Peru’s internal order is already plenty disarrayed. After being governed by four different presidents between 2016 and 2021, all of whom were accused of crimes, Peruvians were hopeful to achieve political stability by electing Pedro Castillo, a leftist, into office. However, Castillo failed to break the pattern and was similarly accused of corruption, prompting Congress to attempt, twice, to overthrow him. Both attempts failed. When Congress made a third attempt to overthrow him, Castillo decided to dissolve Congress, rule by decree, and call for the creation of a new constitution. However, neither the armed forces nor the police backed up this desperate move, and Congress finally overthrew Castillo on grounds of “permanent moral incapacity.” Police forces arrested him under charges of “rebellion” and “conspiration” when he tried to seek political asylum at the Mexican embassy.
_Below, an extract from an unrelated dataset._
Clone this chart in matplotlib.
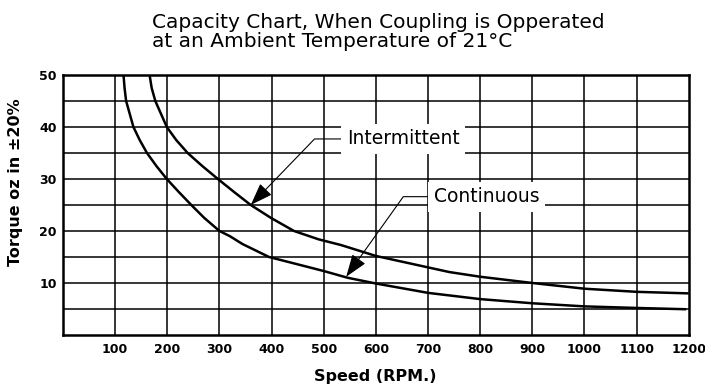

Following the line of presidential succession, now-former vice president Dina Boluarte became Peru’s new head of state, promising that presidential elections will be held in April 2024. Nonetheless, Castillo’s sympathizers demand his liberation, immediate presidential and legislative elections, and a new constitution.

The protests’ violence has been escalating, causing increasingly many deaths in the country’s worst political crisis since its return to democracy in 1980. Actors like Evo Morales, Bolivians, and other protestors have contributed not only to the deaths of around 50 individuals thus far but also to the loss of around $100 million Peruvian Soles per day (around $34 million C.A.D.), according to Peru’s Ministry of Economics. Peru needs quick action and support from international actors who can help the two factions of the conflict come to compromise, not interference from foreign nationals who are only causing further chaos.

Having prohibited these individuals from entering national territory, Peru has claimed an inherent right every state holds dear to itself: sovereignty over its own affairs. International involvement should always be welcomed in times of crisis. However, when such involvement becomes negative, it becomes an invasion of national sovereignty. It is imperative that the international community gains consciousness of both the social and economic impact of this crisis and decides to engage positively.